▶ [Task directions] Return precisely the span of lines from the top of the material below to the line containing "import plotly.graph_objects as go", both included. Pictures are excluded.

▶ [Dataset section]
+ + +
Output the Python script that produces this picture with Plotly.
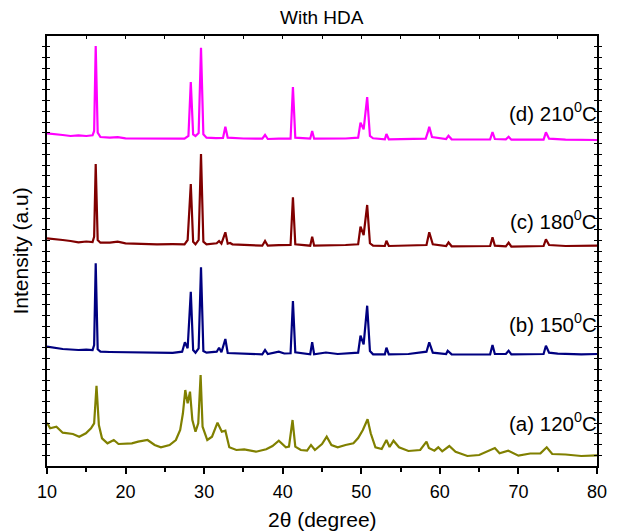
import plotly.graph_objects as go

# XRD patterns (2theta in degrees, intensity in arbitrary units incl. vertical offset)
d_pts = [(10.0, 332.7), (11.0, 331.5), (12.0, 331), (13.0, 330), (14.0, 330.7), (15.0, 330), (15.8, 330.7),
         (16.0, 335), (16.2, 420), (16.45, 333.3), (16.8, 329), (18.0, 328.3), (19.0, 328.8), (20.0, 327.7),
         (22.0, 327.5), (24.0, 327.3), (26.0, 327.6), (27.5, 327.3), (28.0, 330), (28.3, 384), (28.6, 331.7),
         (28.9, 330), (29.3, 333), (29.6, 418.3), (29.9, 331.7), (30.3, 328.3), (31.5, 327.8), (32.4, 328),
         (32.7, 339.3), (33.0, 328.3), (35.0, 327.5), (37.4, 327.3), (37.75, 331), (38.1, 327), (39.5, 327.4),
         (41.0, 327.3), (41.3, 379), (41.6, 328.3), (43.5, 327.3), (43.75, 335), (44.0, 327.3), (46.0, 327.2),
         (48.0, 327.5), (49.6, 328.3), (49.9, 343.3), (50.3, 336.7), (50.75, 369), (51.1, 330), (51.5, 327.7),
         (53.0, 326.7), (53.2, 332), (53.5, 326.7), (56.0, 326.8), (58.2, 327.3), (58.45, 333.3), (58.65, 339.3),
         (59.0, 329), (60.8, 327), (61.1, 330.3), (61.5, 326.7), (64.0, 326.5), (66.4, 326.7), (66.7, 334),
         (67.0, 327), (68.4, 326.7), (68.75, 329.3), (69.1, 326.3), (71.0, 326.4), (73.2, 326.3), (73.5, 333.7),
         (73.9, 327.3), (76.0, 326.3), (78.0, 326.2), (80.0, 326)]

c_pts = [(10.0, 227.7), (11.0, 226.5), (12.0, 226), (13.0, 225), (14.0, 223.7), (15.0, 224.5), (15.8, 224),
         (16.0, 229.3), (16.2, 302), (16.45, 226), (16.8, 223.3), (18.0, 223.3), (19.0, 224.3), (20.0, 222.7),
         (22.0, 222), (24.0, 221.7), (26.0, 221.8), (27.5, 221.7), (27.9, 226), (28.3, 282), (28.6, 224.3),
         (28.9, 221.7), (29.3, 226), (29.6, 312), (29.9, 224.3), (30.3, 221.7), (31.6, 222.7), (31.9, 225),
         (32.2, 222.3), (32.7, 233.7), (33.0, 222.3), (33.3, 223), (33.6, 221.7), (35.5, 221), (37.4, 220.3),
         (37.75, 225), (38.1, 220.3), (39.5, 220.8), (41.0, 221), (41.3, 268.7), (41.6, 221.7), (43.5, 220.3),
         (43.75, 229.3), (44.0, 220.3), (46.0, 220.5), (48.0, 221), (49.6, 221.7), (49.9, 239.3), (50.3, 231),
         (50.75, 261), (51.1, 222.7), (51.5, 220.3), (53.0, 220), (53.2, 225.3), (53.5, 220), (56.0, 220.3),
         (58.3, 221), (58.65, 233.7), (59.1, 221.7), (60.8, 220), (61.1, 223.7), (61.5, 219.7), (64.0, 220),
         (66.4, 220), (66.7, 228.7), (67.0, 220.3), (68.4, 219.7), (68.75, 223.3), (69.1, 219.3), (71.0, 219.7),
         (73.2, 220), (73.5, 226.7), (73.9, 221), (76.0, 220), (78.0, 220.2), (80.0, 220.3)]

b_pts = [(10.0, 119.3), (11.0, 118), (12.0, 117), (13.0, 116.5), (14.0, 116), (15.0, 116.3), (15.8, 116),
         (16.0, 121), (16.2, 202.7), (16.45, 116.7), (16.8, 114.3), (18.0, 114), (20.0, 113.7), (22.0, 113.5),
         (24.0, 113), (26.0, 113.2), (27.2, 114.3), (27.55, 123.7), (27.9, 117.7), (28.3, 174.3), (28.6, 116),
         (28.9, 113.3), (29.3, 117.7), (29.6, 198.7), (29.9, 115), (30.3, 113.3), (31.6, 114.3), (31.9, 118.3),
         (32.2, 113.7), (32.7, 127), (33.0, 113), (35.0, 112.5), (37.4, 111.7), (37.75, 116), (38.1, 112),
         (39.5, 114.3), (40.2, 112.5), (41.0, 112.7), (41.3, 165), (41.6, 113.7), (43.5, 111.7), (43.75, 123.7),
         (44.0, 111.7), (45.5, 113.5), (47.0, 112), (49.6, 113.3), (49.9, 130.3), (50.3, 121.7), (50.75, 160.3),
         (51.1, 115), (51.5, 111.7), (53.0, 111.7), (53.2, 118.3), (53.5, 111.7), (56.0, 112), (58.3, 114.3),
         (58.65, 123.7), (59.1, 113.3), (60.8, 112), (61.0, 115.3), (61.5, 111.7), (64.0, 111.5), (66.4, 111.7),
         (66.7, 121), (67.0, 112), (68.4, 112), (68.75, 115.3), (69.1, 111.7), (71.0, 111.5), (73.2, 112),
         (73.5, 120.3), (73.9, 113.3), (75.0, 112.3), (76.0, 112), (78.0, 111.7), (80.0, 112)]

a_pts = [(10.0, 43.3), (10.4, 37.7), (11.2, 39.3), (12.0, 33.3), (13.3, 32), (14.1, 29.3), (14.95, 32.7),
         (15.6, 37.7), (16.0, 42.7), (16.3, 80.3), (16.6, 41), (17.0, 27.7), (17.7, 22.7), (18.5, 26), (19.1, 22),
         (20.8, 22.7), (21.6, 24.3), (22.8, 26), (23.7, 21), (24.5, 18.7), (25.6, 21), (26.4, 26), (26.95, 36),
         (27.3, 52.7), (27.6, 76), (27.9, 62.7), (28.2, 74.3), (28.5, 46), (28.9, 34.3), (29.25, 42.7),
         (29.55, 91), (29.8, 39.3), (30.4, 26), (31.0, 29.3), (31.7, 43.3), (32.25, 34.3), (32.7, 35.3),
         (33.2, 18.7), (34.1, 16), (35.1, 16.7), (36.6, 14.3), (37.9, 16.7), (38.7, 20), (39.5, 25.3),
         (40.4, 18.7), (40.8, 19.5), (41.25, 46), (41.6, 19.3), (42.3, 16), (43.1, 15.3), (43.6, 21), (44.1, 16),
         (45.0, 22), (45.6, 29.3), (46.2, 21), (47.0, 18.7), (48.0, 21), (49.0, 22.7), (49.6, 28), (50.2, 36),
         (50.8, 46.7), (51.2, 32.7), (51.8, 18.7), (52.6, 17), (53.2, 26), (53.6, 19), (54.1, 25.3), (54.8, 18.7),
         (56.0, 15), (57.5, 16), (58.3, 24.3), (58.6, 18), (59.3, 15.3), (59.8, 18.7), (60.3, 14.7), (61.2, 20),
         (62.0, 14.3), (63.5, 10), (65.0, 11), (67.0, 18), (67.6, 12.7), (68.7, 15.3), (70.0, 10.3), (71.5, 12.5),
         (72.8, 12.7), (73.6, 18.7), (74.3, 12), (76.0, 11.5), (78.0, 10), (80.0, 10.7)]

series_names = ["(a) 120<sup>0</sup>C", "(b) 150<sup>0</sup>C", "(c) 180<sup>0</sup>C", "(d) 210<sup>0</sup>C"]
series_colors = ["#808000", "#000080", "#800000", "#FF00FF"]
label_y = [44, 143, 246, 354]
x_ticks = [10, 20, 30, 40, 50, 60, 70, 80]

FONT = "Liberation Sans, Arial, sans-serif"

fig = go.Figure()
all_pts = [a_pts, b_pts, c_pts, d_pts]
for i, (pts, col, name) in enumerate(zip(all_pts, series_colors, series_names)):
    fig.add_trace(go.Scatter(
        x=[p[0] for p in pts], y=[p[1] for p in pts], mode="lines",
        line=dict(color=col, width=2.2), name=name, showlegend=False,
        xaxis="x2" if i == 0 else "x", hoverinfo="skip"))

for name, ly, col in zip(series_names, label_y, series_colors):
    fig.add_annotation(x=80, y=ly, xref="x", yref="y", text=name, showarrow=False, xshift=2,
                       xanchor="right", yanchor="middle", font=dict(family=FONT, size=20.5, color="black"))

fig.add_annotation(x=0.5, y=1.043, xref="paper", yref="paper", text="With HDA", showarrow=False,
                   xanchor="center", yanchor="middle", font=dict(family=FONT, size=19, color="black"))
fig.add_annotation(x=0.5, y=-0.125, xref="paper", yref="paper", text="2θ (degree)", showarrow=False,
                   xanchor="center", yanchor="middle", font=dict(family=FONT, size=21, color="black"))
fig.add_annotation(x=-0.05, y=0.5, xref="paper", yref="paper", text="Intensity (a.u)", showarrow=False,
                   textangle=-90, xanchor="center", yanchor="middle", font=dict(family=FONT, size=21, color="black"))

fig.update_layout(
    width=617, height=532, margin=dict(l=47, r=10, t=36, b=66),
    paper_bgcolor="white", plot_bgcolor="white", font=dict(family=FONT, color="black"),
    xaxis=dict(range=[10, 80], tickvals=x_ticks, ticks="outside", ticklen=6, tickwidth=1.5, tickcolor="black",
               showline=True, linewidth=2, linecolor="black", showgrid=False, zeroline=False,
               minor=dict(ticks="outside", ticklen=4, dtick=5, tickwidth=1.5, tickcolor="black", showgrid=False),
               tickfont=dict(family=FONT, size=18, color="black"), ticklabelstandoff=2),
    xaxis2=dict(range=[10, 80], overlaying="x", side="top", dtick=5, ticks="inside", ticklen=3, tickwidth=1,
                tickcolor="black", showticklabels=False, showline=True, linewidth=2, linecolor="black",
                showgrid=False, zeroline=False),
    yaxis=dict(range=[0, 430], dtick=10.75, tick0=0, ticks="inside", ticklen=3, tickwidth=1, tickcolor="black",
               showticklabels=False, showline=True, linewidth=2, linecolor="black", mirror="allticks",
               showgrid=False, zeroline=False),
)

fig.write_html("out.html")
+ + +
▶ [Solution to this problem]
Output the Python script that produces this picture with Plotly.
import plotly.graph_objects as go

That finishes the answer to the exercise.